I feel as though my life has always consisted of taking one step forward, quickly followed by two steps backward.  In 2018, I took my biggest step forward by moving to Idaho to continue my education.  In 2019, I took a couple steps back by moving back home to Pennsylvania.  While in Pennsylvania, my mannying clientele grew, my anxiety almost completely vanished thanks to lifestyle changes and a wonderful therapist, and I was the happiest I had been in years.  Then I took the giant step of moving back to Idaho in 2022.  Since being back in Idaho, I find myself stepping backwards again.  But one of those backward steps worked out well for me.

After moving back to Idaho, being unemployed for a month, and digging myself into a hole of financial burden, my anxiety decided to take over.  It didn't help that I had just cut one of my medicine dosages in half.  But me being me, I didn't want to go back to the full dosage.  In fact, after three months and with permission from my doctor, I took two steps backwards and went off that medication completely.

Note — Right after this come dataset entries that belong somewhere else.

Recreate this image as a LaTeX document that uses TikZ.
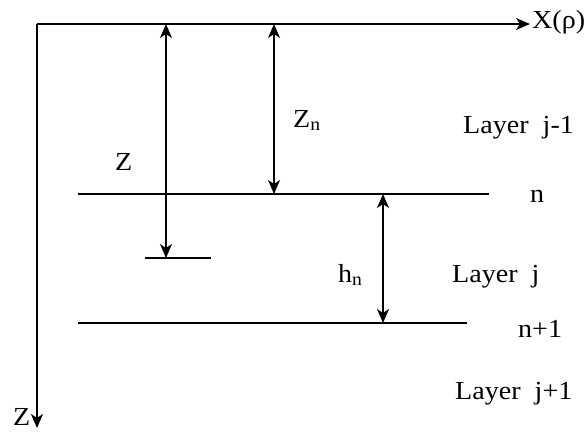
\documentclass[tikz,border=0pt]{standalone}
\usepackage{fontspec}
\setmainfont[FakeStretch=1.08]{Liberation Serif}
\usepackage{tikz}
\tikzset{
    layerline/.style={line width=1.6pt},
    dimarrow/.style={line width=1.6pt, {Stealth[length=14pt,width=12pt,inset=4pt]}-{Stealth[length=14pt,width=12pt,inset=4pt]}},
    axisarrow/.style={line width=1.6pt, -{Stealth[length=14pt,width=12pt,inset=4pt]}},
    layerlabel/.style={anchor=base west, inner sep=0pt, font=\fontsize{26}{30}\selectfont}
}
\usetikzlibrary{arrows.meta,positioning}

\begin{document}
\begin{tikzpicture}[x=1pt, y=-1pt]
    \useasboundingbox (0,0) rectangle (584,432);
    % axes
    \coordinate (o) at (37,24);
    \coordinate (xend) at (530,24);
    \coordinate (zend) at (37,428);
    \draw[axisarrow] (o)--(xend);
    \draw[axisarrow] (o)--(zend);
    \node[layerlabel] (xlab) at (532,28) {X(ρ)};
    \node[layerlabel] (zlab) at (13,425) {Z};
    % interfaces
    \coordinate (na) at (78,194);
    \coordinate (nb) at (489,194);
    \coordinate (ma) at (78,323);
    \coordinate (mb) at (467,323);
    \coordinate (pa) at (145,258);
    \coordinate (pb) at (211,258);
    \draw[layerline] (na)--(nb);
    \draw[layerline] (ma)--(mb);
    \draw[layerline] (pa)--(pb);
    % depths
    \coordinate (za) at (166,24);
    \coordinate (zb) at (166,258);
    \coordinate (zna) at (274,24);
    \coordinate (znb) at (274,194);
    \coordinate (ha) at (383,194);
    \coordinate (hb) at (383,323);
    \draw[dimarrow] (za)--(zb);
    \draw[dimarrow] (zna)--(znb);
    \draw[dimarrow] (ha)--(hb);
    \node[layerlabel] (zdep) at (115,170) {Z};
    \node[layerlabel] (zndep) at (293,127) {Z\textsubscript{n}};
    \node[layerlabel] (hdep) at (338,282) {h\textsubscript{n}};
    % layer names
    \node[layerlabel] (lay1) at (463,133) {Layer\ \ j-1};
    \node[layerlabel] (lay2) at (452,282) {Layer\ \ j};
    \node[layerlabel] (lay3) at (455,399) {Layer\ \ j+1};
    \node[layerlabel] (nlab) at (530,202) {n};
    \node[layerlabel] (mlab) at (518,337) {n+1};
\end{tikzpicture}
\end{document}
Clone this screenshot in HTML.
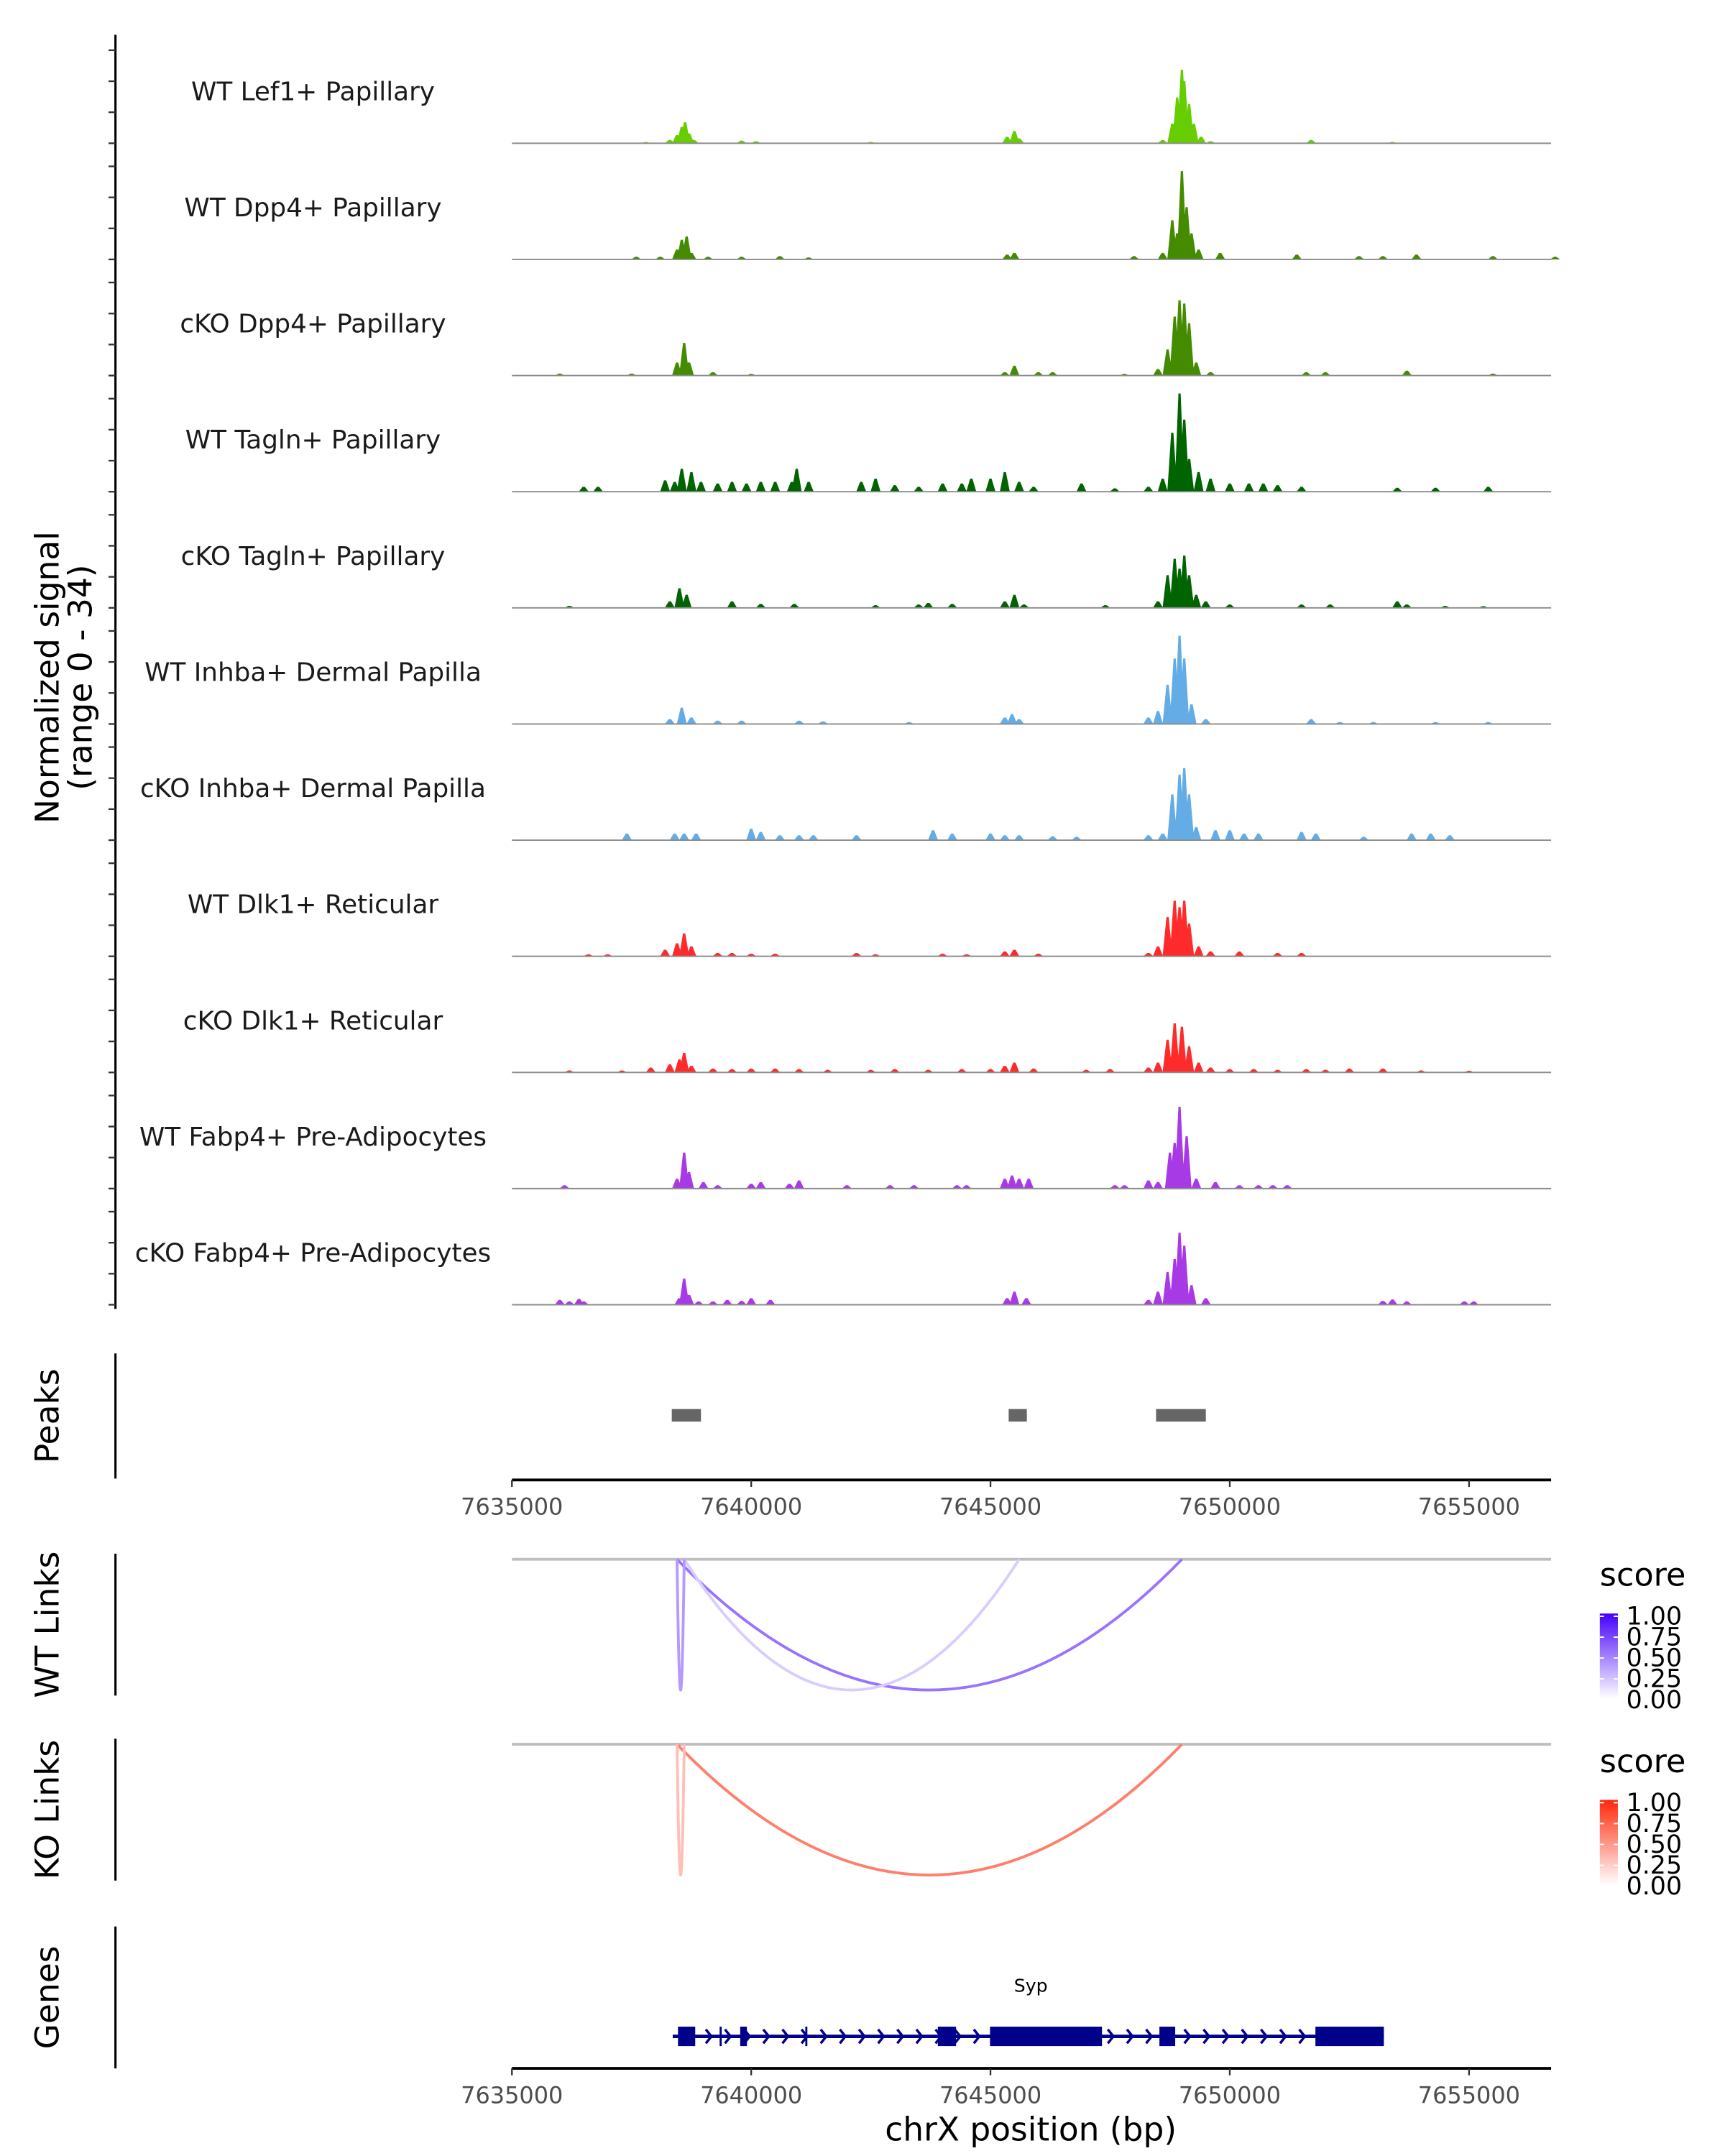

The two or three weeks after discontinuing that prescription were miserable.  I was always trembling, constantly on the verge of tears, and extremely sensitive to everything around me.  I hoped and prayed that all this would go away once my body was done going through withdrawals.  

Miracle of miracles, it almost all went away (except for the occasional trembling).  The confidence I had while I was in Pennsylvania returned.  Aside from the medication, nothing in my life has changed.  All the stressors are still there, but I am now able to manage them.  I have become comfortable asking for help.  I am almost always in a better mood at work.  I'm feeling happy again, for the most part.  I just had to take a step back.

My life is nowhere near where I want it to be.  The anxiety is still there, especially in regards to what life has in store for me.  I'm confused about my future, about what my next steps are.  I now understand, though, that it is okay to take a couple steps back.  Those backwards steps might just lead me to the greatest next step imaginable.


*Note:  Although being taken off of a medication worked for me, it may not work for everyone.  I was on that medication for 17 years.  It worked really well for many of those years, but as time went on, I'm guessing that my body built up a resistance to it.  Please talk to your doctor before discontinuing your medication.